The staggering number exceeds the total insurance claims from the top 10 previously most costly wildfires in California.
Until last year, California's most expensive single fire was the 1991 Oakland Hills fire that prompted $2.7 billion in claims in today's dollars, according to data from the Insurance Information Institute.
If treated as one disaster, the combined fires in October and December 2017 "represent one of the most damaging natural catastrophes in California history," Insurance Commissioner Dave Jones said at a news conference in Los Angeles.

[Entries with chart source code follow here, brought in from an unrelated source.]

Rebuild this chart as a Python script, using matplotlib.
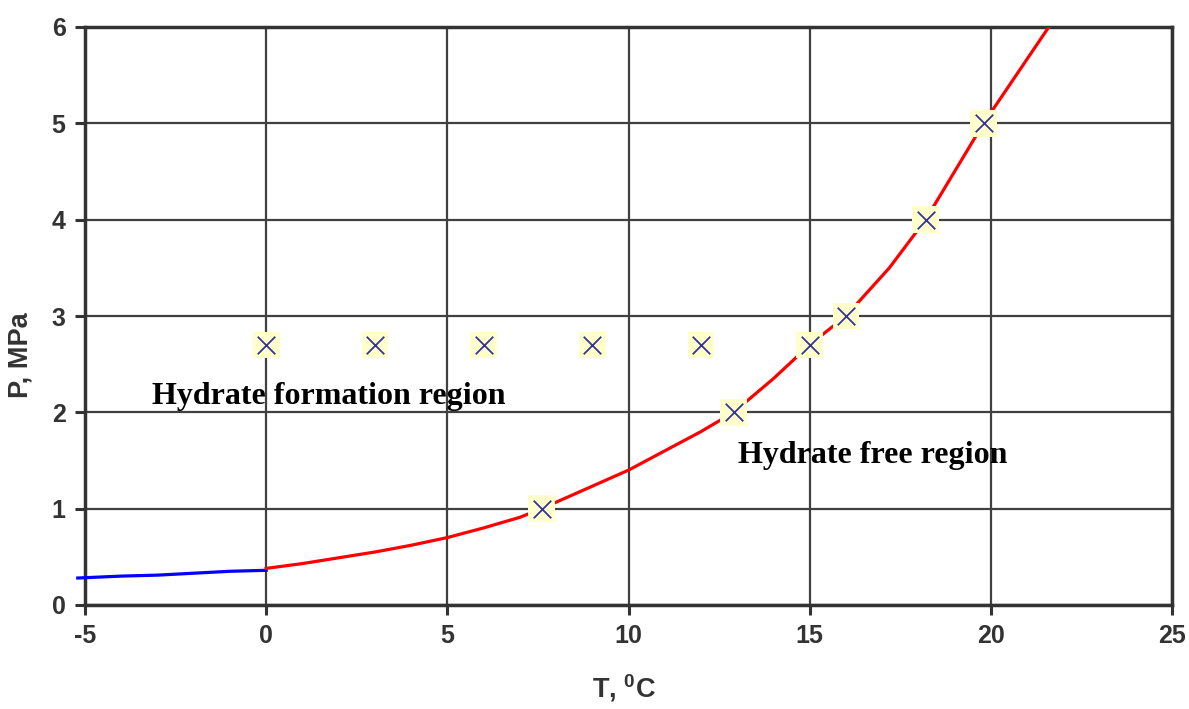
import matplotlib
matplotlib.use("Agg")
import matplotlib.pyplot as plt
import numpy as np

# Data
ice_T = [-5.2, -4.0, -3.0, -2.0, -1.0, 0.0]
ice_P = [0.28, 0.30, 0.31, 0.33, 0.35, 0.36]
hyd_T = [0.0, 1.0, 2.0, 3.0, 4.0, 5.0, 6.0, 7.0, 7.6, 8.5, 10.0, 11.0, 12.0, 12.9, 14.0, 15.0, 16.0, 17.2, 18.2, 19.0, 19.8, 20.7, 21.6]
hyd_P = [0.38, 0.43, 0.49, 0.55, 0.62, 0.70, 0.80, 0.91, 1.00, 1.15, 1.40, 1.60, 1.80, 2.00, 2.35, 2.70, 3.00, 3.50, 4.00, 4.50, 5.00, 5.50, 6.00]
pts_T = [0, 3, 6, 9, 12, 15, 7.6, 12.9, 16.0, 18.2, 19.8]
pts_P = [2.7, 2.7, 2.7, 2.7, 2.7, 2.7, 1.0, 2.0, 3.0, 4.0, 5.0]
xticks = [-5, 0, 5, 10, 15, 20, 25]
yticks = [0, 1, 2, 3, 4, 5, 6]

plt.rcParams['mathtext.fontset'] = 'custom'
plt.rcParams['mathtext.bf'] = 'Liberation Sans:bold'
plt.rcParams['mathtext.rm'] = 'Liberation Sans:bold'
plt.rcParams['axes.unicode_minus'] = False

fig = plt.figure(figsize=(11.89, 7.09), dpi=100)
ax = fig.add_axes([85/1189, 1 - 605/709, (1172-85)/1189, (605-27)/709])

ax.set_xlim(-5, 25)
ax.set_ylim(0, 6)
ax.set_xticks(xticks)
ax.set_yticks(yticks)
ax.grid(True, color='#404040', lw=1.6)
ax.set_axisbelow(True)
for s in ax.spines.values():
    s.set_color('#333333')
    s.set_linewidth(2.5)
ax.tick_params(axis='both', length=7, width=2.2, color='#333333', labelcolor='#333333',
               labelsize=18, pad=7)
for lab in ax.get_xticklabels() + ax.get_yticklabels():
    lab.set_fontfamily('Liberation Sans')
    lab.set_fontweight('bold')

ax.plot(ice_T, ice_P, color='#0000ff', lw=2.3, zorder=3, clip_on=False)
ax.plot(hyd_T, hyd_P, color='#ff0000', lw=2.3, zorder=3)

ax.scatter(pts_T, pts_P, marker='s', s=370, facecolor='#ffffcc', edgecolor='none', zorder=4)
ax.scatter(pts_T, pts_P, marker='x', s=160, color='#333399', linewidths=1.3, zorder=5)

ax.text(-3.15, 2.16, 'Hydrate formation region', family='Liberation Serif', fontweight='bold',
        fontsize=23, color='black', va='center', ha='left', zorder=6)
ax.text(13.03, 1.55, 'Hydrate free region', family='Liberation Serif', fontweight='bold',
        fontsize=23, color='black', va='center', ha='left', zorder=6)

ax.set_xlabel(r'T, $^{\mathbf{0}}$C', family='Liberation Sans', fontweight='bold',
              fontsize=19.5, color='#333333')
ax.set_ylabel('P, MPa', family='Liberation Sans', fontweight='bold',
              fontsize=19.5, color='#333333')
ax.xaxis.set_label_coords((624 - 85) / 1087, -(672 - 605) / 578)
ax.yaxis.set_label_coords(-(85 - 34) / 1087, (605 - 355) / 578)

fig.savefig('out.png', dpi=100)
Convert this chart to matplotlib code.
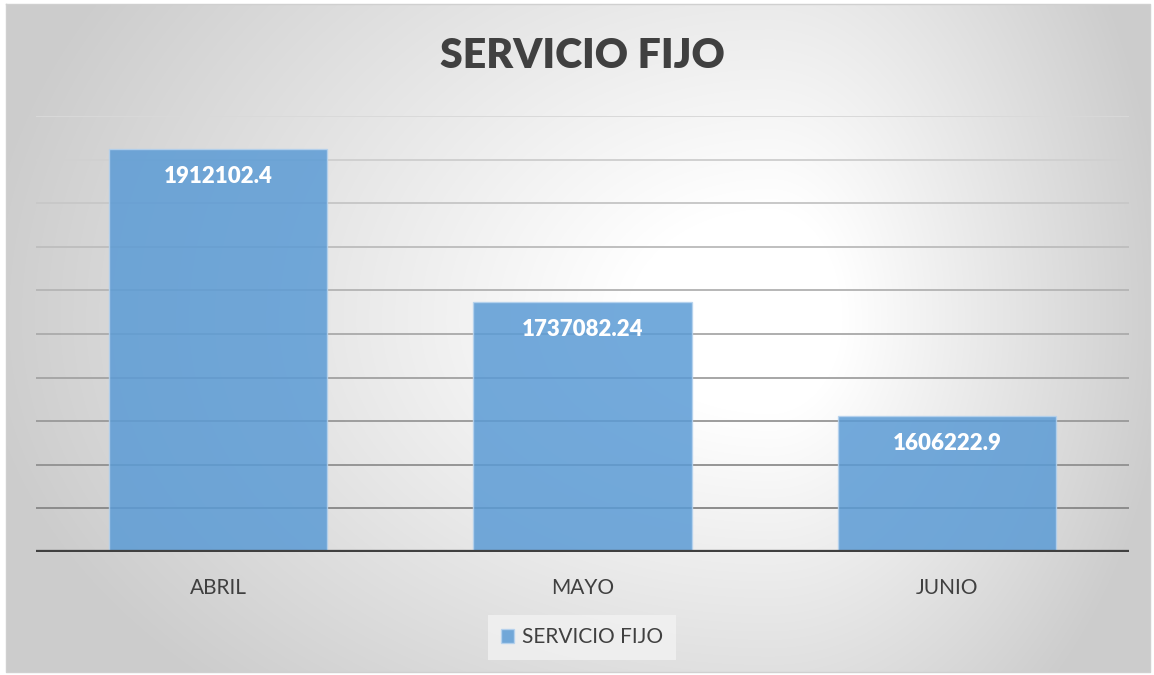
import numpy as np
import matplotlib.pyplot as plt

months = ['ABRIL', 'MAYO', 'JUNIO']
servicio_fijo = [1912102.4, 1737082.24, 1606222.9]
labels = ['1912102.4', '1737082.24', '1606222.9']
y_min, y_max, y_step = 1450000, 1950000, 50000

plt.rcParams['font.family'] = ['Lato', 'DejaVu Sans']

W, H = 1154, 675
fig = plt.figure(figsize=(W / 100, H / 100), dpi=100)
fig.patch.set_facecolor('white')

# background: excel-ish radial gradient panel
bg = fig.add_axes([0, 0, 1, 1], zorder=-5)
bg.set_xlim(0, W)
bg.set_ylim(H, 0)
bg.axis('off')
xx, yy = np.meshgrid(np.arange(6, 1151), np.arange(4, 673))
cx, cy = 770, 320
dx = xx - cx
dy = yy - cy
sx = np.where(dx > 0, 400, 800)
sy = np.where(dy > 0, 520, 620)
t = np.sqrt((dx / sx) ** 2 + (dy / sy) ** 2)
t = np.clip((t - 0.18) / 0.82, 0, 1)
shade = 1 - 0.20 * t
img = np.dstack([shade, shade, shade])
bg.imshow(img, extent=(6, 1151, 673, 4), aspect='auto', interpolation='bilinear')
bg.plot([6, 6, 1150, 1150, 6], [4, 672, 672, 4, 4], color='#d0d0d0', lw=1)

ax = fig.add_axes([36 / W, 1 - 552 / H, (1129 - 36) / W, (552 - 116) / H])
ax.set_facecolor('none')
x = np.arange(len(months))
ax.bar(x, servicio_fijo, width=0.6, color='#5b9bd5', alpha=0.85,
       edgecolor='#b5d2ee', linewidth=1, zorder=3, label='SERVICIO FIJO')
ax.set_xlim(-0.5, 2.5)
ax.set_ylim(y_min, y_max)

ticks = np.arange(y_min + y_step, y_max + 1, y_step)
grid_cols = np.linspace(0.85, 0.55, len(ticks))[::-1]
for yv, c in zip(ticks, grid_cols):
    ax.axhline(yv, color=str(c), lw=1.4, zorder=2)
ax.axhline(y_min, color='#404040', lw=3.8, zorder=5)

for xi, v, lab in zip(x, servicio_fijo, labels):
    ax.annotate(lab, (xi, v), xytext=(0, -20), textcoords='offset points',
                ha='center', va='center', color='white', fontsize=16,
                fontweight='heavy', zorder=6)

for s in ax.spines.values():
    s.set_visible(False)
ax.set_yticks([])
ax.set_xticks(x)
ax.set_xticklabels(months, fontsize=15, color='#404040')
ax.tick_params(axis='x', length=0, pad=19)

fig.text(582 / W, 1 - 56 / H, 'SERVICIO FIJO', ha='center', va='center',
         fontsize=29.5, fontweight='heavy', color='#404040')

leg = ax.legend(loc='center', bbox_to_anchor=(582 / W, 1 - 637 / H),
                bbox_transform=fig.transFigure, frameon=True, fontsize=15,
                handlelength=0.65, handleheight=0.65, handletextpad=0.4,
                borderpad=0.6, fancybox=False)
leg.get_frame().set_facecolor('#f2f2f2')
leg.get_frame().set_edgecolor('none')
leg.get_frame().set_alpha(0.8)
for txt in leg.get_texts():
    txt.set_color('#404040')

fig.savefig('out.png', dpi=100)
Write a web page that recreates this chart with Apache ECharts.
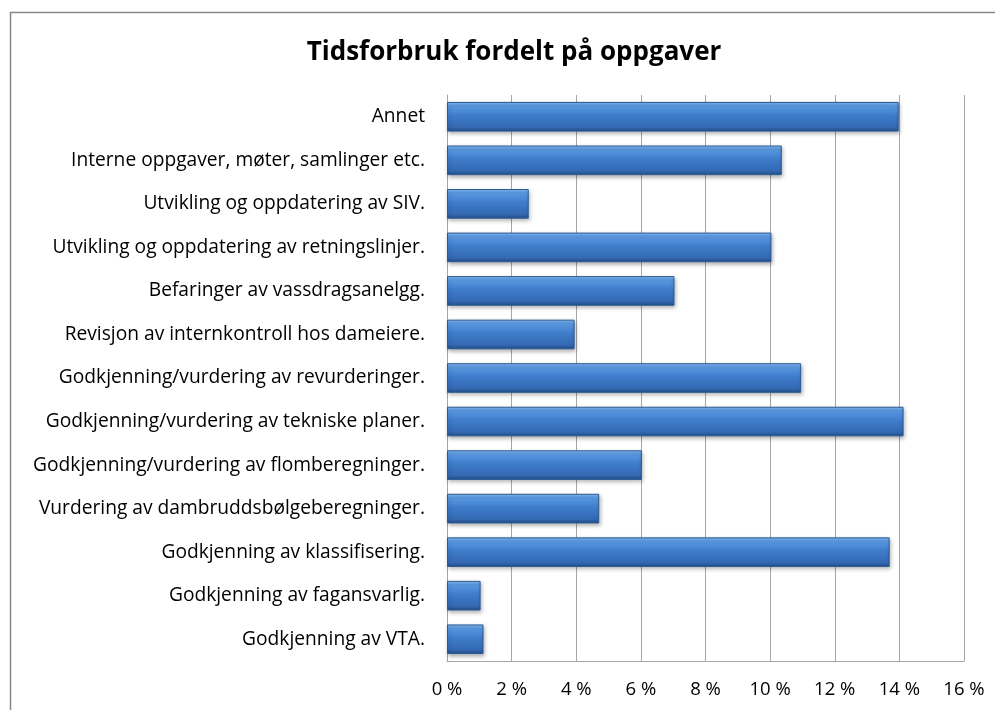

For comparison, insured losses from the 1994 Northridge earthquake, the costliest quake to strike the United States, were nearly $26 billion in 2017 dollars, according to data from the insurance institute.
Nearly $1.8 billion of the 2017 insurance claims stem from fires that swept through Southern California in December, a rare winter fire whipped by fierce winds. A fire in Ventura and Santa Barbara counties became the largest by acreage in state history, charring 282,000 acres — larger than the city of San Diego.
The figures for Southern California are likely to grow as more people get through the time-consuming process of filing a claim.
The totals do not include claims related to mudslides that buried homes and vehicles in Montecito when torrential rain fell on hillsides burned in the December fires.
Insurance claims from a series of October fires grew to $10 billion, nearly all of them in Northern California's wine country.
Crews this week finished removing debris from the devastated Coffey Park neighborhood in Santa Rosa, a tidy urban community that was leveled when flames rushed through in the middle of the night.
Jones said the combined firestorms damaged or destroyed 32,000 homes, 4,300 businesses and more than 8,200 vehicles, boats and other equipment. Dozens of people were killed.
The figures do not reflect losses suffered by people who were uninsured or at schools and other public buildings.
Jones said insurers have enough reserves to pay the massive claims. But he said the fires may prompt them to re-evaluate the fire risk and raise premiums — or decline to sell insurance at all — especially for homes near forested areas.